[Dataset entries]
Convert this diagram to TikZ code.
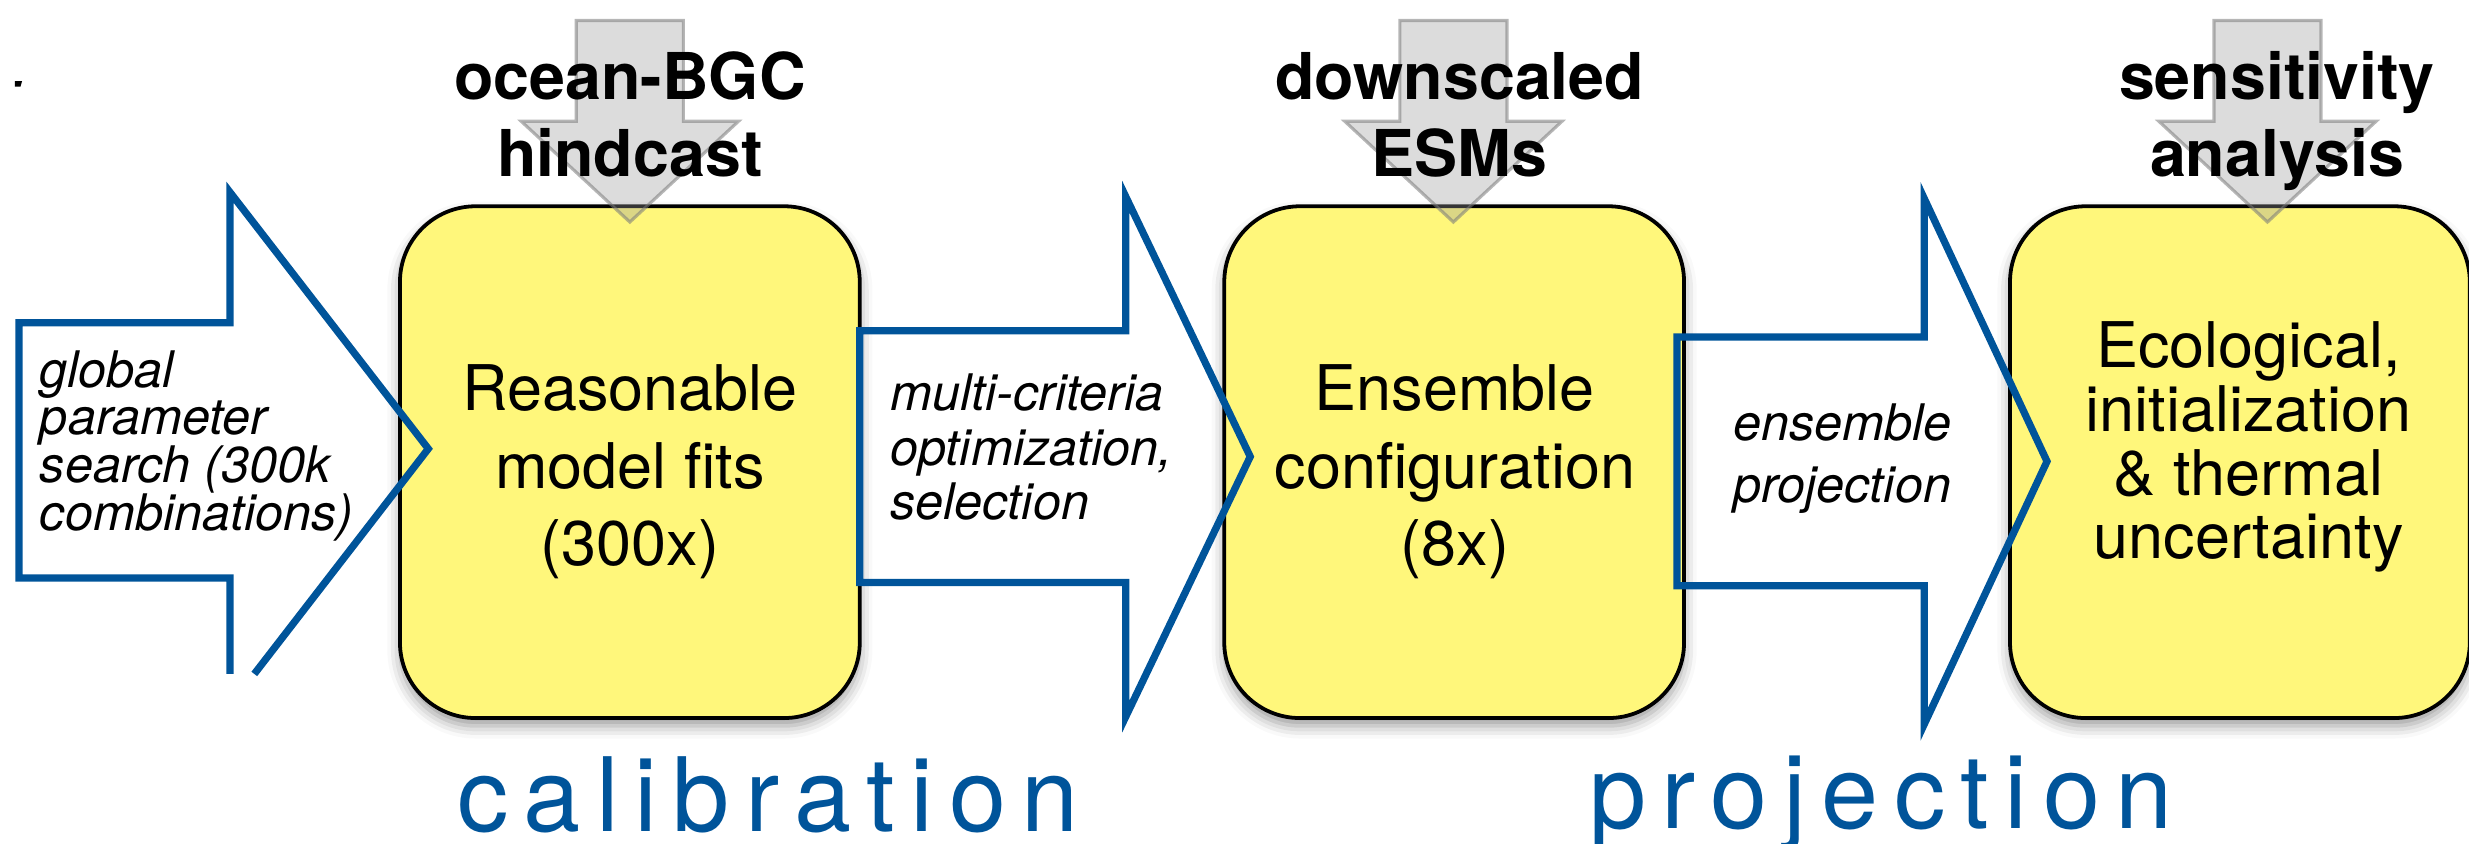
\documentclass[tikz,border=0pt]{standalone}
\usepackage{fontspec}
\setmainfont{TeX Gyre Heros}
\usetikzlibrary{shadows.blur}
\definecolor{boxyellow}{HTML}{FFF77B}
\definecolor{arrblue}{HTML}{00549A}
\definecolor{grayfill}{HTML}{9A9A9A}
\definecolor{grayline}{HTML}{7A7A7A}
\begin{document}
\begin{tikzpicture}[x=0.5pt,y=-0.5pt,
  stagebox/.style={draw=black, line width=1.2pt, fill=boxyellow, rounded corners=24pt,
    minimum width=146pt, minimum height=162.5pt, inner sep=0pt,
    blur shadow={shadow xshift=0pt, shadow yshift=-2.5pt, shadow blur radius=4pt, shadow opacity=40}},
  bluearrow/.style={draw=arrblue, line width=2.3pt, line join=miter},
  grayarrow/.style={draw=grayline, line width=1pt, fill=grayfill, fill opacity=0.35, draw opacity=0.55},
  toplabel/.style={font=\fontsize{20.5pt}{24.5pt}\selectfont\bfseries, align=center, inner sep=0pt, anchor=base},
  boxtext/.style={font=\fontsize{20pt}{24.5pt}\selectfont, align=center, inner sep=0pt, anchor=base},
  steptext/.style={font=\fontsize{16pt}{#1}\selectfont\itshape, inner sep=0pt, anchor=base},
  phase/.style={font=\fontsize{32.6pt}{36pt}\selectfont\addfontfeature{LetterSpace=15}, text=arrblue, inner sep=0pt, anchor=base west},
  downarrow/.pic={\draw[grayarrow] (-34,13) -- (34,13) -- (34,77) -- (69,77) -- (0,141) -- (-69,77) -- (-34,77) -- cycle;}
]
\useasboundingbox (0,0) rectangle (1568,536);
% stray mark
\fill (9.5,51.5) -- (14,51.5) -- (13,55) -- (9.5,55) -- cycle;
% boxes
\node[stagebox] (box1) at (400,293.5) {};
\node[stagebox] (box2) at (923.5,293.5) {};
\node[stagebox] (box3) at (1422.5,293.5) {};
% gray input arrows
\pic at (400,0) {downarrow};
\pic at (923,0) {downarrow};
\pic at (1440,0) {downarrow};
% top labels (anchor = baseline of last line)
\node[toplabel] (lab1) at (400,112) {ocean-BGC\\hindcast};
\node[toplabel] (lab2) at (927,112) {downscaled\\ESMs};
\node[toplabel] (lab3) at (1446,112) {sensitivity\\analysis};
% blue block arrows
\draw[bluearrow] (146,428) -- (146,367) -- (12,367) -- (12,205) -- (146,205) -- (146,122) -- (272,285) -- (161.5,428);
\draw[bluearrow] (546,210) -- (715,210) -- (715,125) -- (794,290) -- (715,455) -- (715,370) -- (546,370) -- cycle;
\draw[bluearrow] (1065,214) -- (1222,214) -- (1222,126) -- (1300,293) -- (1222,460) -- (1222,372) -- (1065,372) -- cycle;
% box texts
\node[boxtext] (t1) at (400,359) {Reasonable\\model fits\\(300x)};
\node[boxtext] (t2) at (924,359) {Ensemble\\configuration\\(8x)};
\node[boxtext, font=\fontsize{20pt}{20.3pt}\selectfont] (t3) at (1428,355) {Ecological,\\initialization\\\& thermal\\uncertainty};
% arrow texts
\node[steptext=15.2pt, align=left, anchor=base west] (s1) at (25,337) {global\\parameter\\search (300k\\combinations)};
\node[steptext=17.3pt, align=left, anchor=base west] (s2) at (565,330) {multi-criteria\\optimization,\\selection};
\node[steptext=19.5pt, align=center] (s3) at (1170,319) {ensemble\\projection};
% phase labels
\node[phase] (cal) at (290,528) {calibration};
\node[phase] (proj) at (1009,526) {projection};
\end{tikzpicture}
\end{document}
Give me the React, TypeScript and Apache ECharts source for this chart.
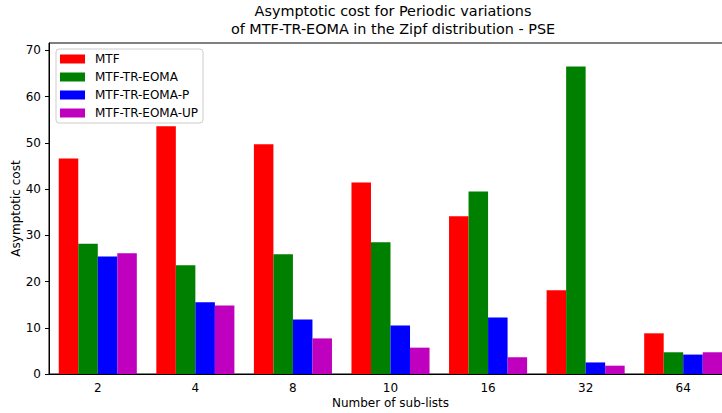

* [Task requirements]
Copy the whole listing above word for word but do not carry over the pictures.

* [Problem solution]
Convert this diagram to TikZ code.
\documentclass[tikz,border=0pt]{standalone}
\usepackage{fontspec}
\setmainfont{TeX Gyre Heros}
\usetikzlibrary{shadows.blur}
\definecolor{boxyellow}{HTML}{FFF77B}
\definecolor{arrblue}{HTML}{00549A}
\definecolor{grayfill}{HTML}{9A9A9A}
\definecolor{grayline}{HTML}{7A7A7A}
\begin{document}
\begin{tikzpicture}[x=0.5pt,y=-0.5pt,
  stagebox/.style={draw=black, line width=1.2pt, fill=boxyellow, rounded corners=24pt,
    minimum width=146pt, minimum height=162.5pt, inner sep=0pt,
    blur shadow={shadow xshift=0pt, shadow yshift=-2.5pt, shadow blur radius=4pt, shadow opacity=40}},
  bluearrow/.style={draw=arrblue, line width=2.3pt, line join=miter},
  grayarrow/.style={draw=grayline, line width=1pt, fill=grayfill, fill opacity=0.35, draw opacity=0.55},
  toplabel/.style={font=\fontsize{20.5pt}{24.5pt}\selectfont\bfseries, align=center, inner sep=0pt, anchor=base},
  boxtext/.style={font=\fontsize{20pt}{24.5pt}\selectfont, align=center, inner sep=0pt, anchor=base},
  steptext/.style={font=\fontsize{16pt}{#1}\selectfont\itshape, inner sep=0pt, anchor=base},
  phase/.style={font=\fontsize{32.6pt}{36pt}\selectfont\addfontfeature{LetterSpace=15}, text=arrblue, inner sep=0pt, anchor=base west},
  downarrow/.pic={\draw[grayarrow] (-34,13) -- (34,13) -- (34,77) -- (69,77) -- (0,141) -- (-69,77) -- (-34,77) -- cycle;}
]
\useasboundingbox (0,0) rectangle (1568,536);
% stray mark
\fill (9.5,51.5) -- (14,51.5) -- (13,55) -- (9.5,55) -- cycle;
% boxes
\node[stagebox] (box1) at (400,293.5) {};
\node[stagebox] (box2) at (923.5,293.5) {};
\node[stagebox] (box3) at (1422.5,293.5) {};
% gray input arrows
\pic at (400,0) {downarrow};
\pic at (923,0) {downarrow};
\pic at (1440,0) {downarrow};
% top labels (anchor = baseline of last line)
\node[toplabel] (lab1) at (400,112) {ocean-BGC\\hindcast};
\node[toplabel] (lab2) at (927,112) {downscaled\\ESMs};
\node[toplabel] (lab3) at (1446,112) {sensitivity\\analysis};
% blue block arrows
\draw[bluearrow] (146,428) -- (146,367) -- (12,367) -- (12,205) -- (146,205) -- (146,122) -- (272,285) -- (161.5,428);
\draw[bluearrow] (546,210) -- (715,210) -- (715,125) -- (794,290) -- (715,455) -- (715,370) -- (546,370) -- cycle;
\draw[bluearrow] (1065,214) -- (1222,214) -- (1222,126) -- (1300,293) -- (1222,460) -- (1222,372) -- (1065,372) -- cycle;
% box texts
\node[boxtext] (t1) at (400,359) {Reasonable\\model fits\\(300x)};
\node[boxtext] (t2) at (924,359) {Ensemble\\configuration\\(8x)};
\node[boxtext, font=\fontsize{20pt}{20.3pt}\selectfont] (t3) at (1428,355) {Ecological,\\initialization\\\& thermal\\uncertainty};
% arrow texts
\node[steptext=15.2pt, align=left, anchor=base west] (s1) at (25,337) {global\\parameter\\search (300k\\combinations)};
\node[steptext=17.3pt, align=left, anchor=base west] (s2) at (565,330) {multi-criteria\\optimization,\\selection};
\node[steptext=19.5pt, align=center] (s3) at (1170,319) {ensemble\\projection};
% phase labels
\node[phase] (cal) at (290,528) {calibration};
\node[phase] (proj) at (1009,526) {projection};
\end{tikzpicture}
\end{document}
Give me the React, TypeScript and Apache ECharts source for this chart.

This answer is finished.